» **Request**
Please copy every line of the records below that holds the word "this".

» **Records to use**
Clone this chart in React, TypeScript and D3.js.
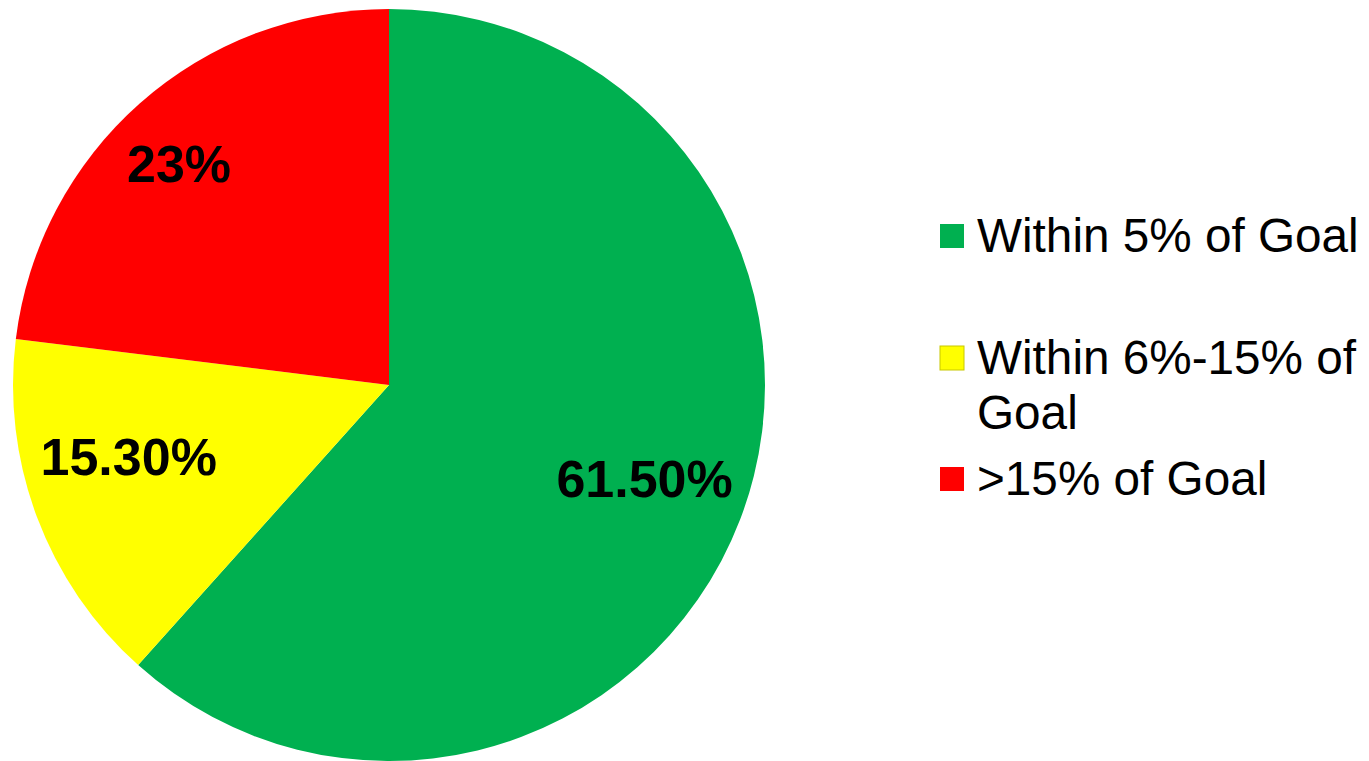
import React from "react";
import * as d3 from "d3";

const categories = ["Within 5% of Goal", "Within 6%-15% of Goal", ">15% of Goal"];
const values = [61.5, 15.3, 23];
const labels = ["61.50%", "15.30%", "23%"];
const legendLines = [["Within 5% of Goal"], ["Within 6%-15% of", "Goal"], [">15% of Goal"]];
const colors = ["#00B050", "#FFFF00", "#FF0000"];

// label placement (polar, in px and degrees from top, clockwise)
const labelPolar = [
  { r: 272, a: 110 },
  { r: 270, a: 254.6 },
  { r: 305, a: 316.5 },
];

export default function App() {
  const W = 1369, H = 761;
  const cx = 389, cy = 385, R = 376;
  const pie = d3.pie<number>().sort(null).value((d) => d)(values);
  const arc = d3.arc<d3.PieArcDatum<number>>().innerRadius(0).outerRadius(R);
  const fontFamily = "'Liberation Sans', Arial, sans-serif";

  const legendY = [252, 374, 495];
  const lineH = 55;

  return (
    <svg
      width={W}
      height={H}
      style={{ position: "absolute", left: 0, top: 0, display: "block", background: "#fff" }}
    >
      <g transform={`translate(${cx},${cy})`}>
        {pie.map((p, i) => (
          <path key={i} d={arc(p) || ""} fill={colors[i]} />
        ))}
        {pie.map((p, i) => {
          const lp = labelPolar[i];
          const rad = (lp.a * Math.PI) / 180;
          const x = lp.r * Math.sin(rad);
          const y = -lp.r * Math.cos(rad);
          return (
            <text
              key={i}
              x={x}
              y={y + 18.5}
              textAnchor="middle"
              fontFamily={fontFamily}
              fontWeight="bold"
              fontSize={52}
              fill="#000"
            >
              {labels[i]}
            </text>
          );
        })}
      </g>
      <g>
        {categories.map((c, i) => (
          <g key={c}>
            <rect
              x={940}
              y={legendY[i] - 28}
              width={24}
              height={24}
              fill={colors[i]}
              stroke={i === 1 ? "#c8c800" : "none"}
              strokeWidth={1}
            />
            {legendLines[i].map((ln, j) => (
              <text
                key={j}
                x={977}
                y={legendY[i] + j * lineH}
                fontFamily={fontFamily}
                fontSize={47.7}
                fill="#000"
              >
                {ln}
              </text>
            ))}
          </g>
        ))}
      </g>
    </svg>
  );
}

--

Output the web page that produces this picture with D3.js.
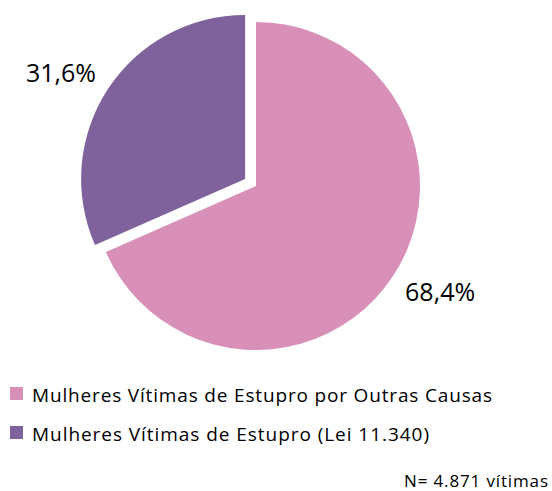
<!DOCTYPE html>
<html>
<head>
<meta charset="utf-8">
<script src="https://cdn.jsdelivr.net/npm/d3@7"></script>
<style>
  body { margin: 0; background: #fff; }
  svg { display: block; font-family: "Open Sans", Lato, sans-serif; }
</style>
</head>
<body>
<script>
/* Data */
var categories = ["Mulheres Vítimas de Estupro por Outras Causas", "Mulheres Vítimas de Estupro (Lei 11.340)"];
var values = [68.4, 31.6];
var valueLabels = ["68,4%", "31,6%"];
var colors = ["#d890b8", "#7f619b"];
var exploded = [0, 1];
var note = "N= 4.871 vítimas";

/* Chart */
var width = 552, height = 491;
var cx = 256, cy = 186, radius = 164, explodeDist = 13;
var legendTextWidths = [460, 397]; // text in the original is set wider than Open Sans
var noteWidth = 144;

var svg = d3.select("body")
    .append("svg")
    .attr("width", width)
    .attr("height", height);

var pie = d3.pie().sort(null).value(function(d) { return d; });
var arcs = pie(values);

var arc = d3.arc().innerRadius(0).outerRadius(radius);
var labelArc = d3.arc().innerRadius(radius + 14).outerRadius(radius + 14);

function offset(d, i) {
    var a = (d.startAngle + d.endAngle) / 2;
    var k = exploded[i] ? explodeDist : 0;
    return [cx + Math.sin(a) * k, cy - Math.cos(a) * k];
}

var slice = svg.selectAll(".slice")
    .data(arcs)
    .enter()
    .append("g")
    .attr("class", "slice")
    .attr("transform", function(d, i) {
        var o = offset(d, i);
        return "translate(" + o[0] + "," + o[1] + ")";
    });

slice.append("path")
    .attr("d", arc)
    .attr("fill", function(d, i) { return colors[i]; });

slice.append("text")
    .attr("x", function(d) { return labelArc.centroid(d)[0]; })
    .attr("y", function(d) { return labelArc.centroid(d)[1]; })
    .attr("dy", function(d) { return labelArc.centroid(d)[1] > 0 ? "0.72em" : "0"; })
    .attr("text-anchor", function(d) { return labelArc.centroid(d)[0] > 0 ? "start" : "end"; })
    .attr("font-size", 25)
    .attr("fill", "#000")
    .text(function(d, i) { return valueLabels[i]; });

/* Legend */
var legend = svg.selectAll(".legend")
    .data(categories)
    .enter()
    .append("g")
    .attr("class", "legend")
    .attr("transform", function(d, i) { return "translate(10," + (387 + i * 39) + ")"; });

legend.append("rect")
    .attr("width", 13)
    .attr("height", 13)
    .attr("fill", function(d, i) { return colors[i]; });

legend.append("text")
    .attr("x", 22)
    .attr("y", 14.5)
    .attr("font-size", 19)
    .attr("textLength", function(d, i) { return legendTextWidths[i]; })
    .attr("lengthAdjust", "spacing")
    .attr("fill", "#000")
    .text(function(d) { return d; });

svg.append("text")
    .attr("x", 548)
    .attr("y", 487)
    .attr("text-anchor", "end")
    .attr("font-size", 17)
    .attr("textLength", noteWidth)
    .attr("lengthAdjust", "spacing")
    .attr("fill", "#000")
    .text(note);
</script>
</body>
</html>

» **Answer for the task**
Clone this chart in React, TypeScript and D3.js.
Output the web page that produces this picture with D3.js.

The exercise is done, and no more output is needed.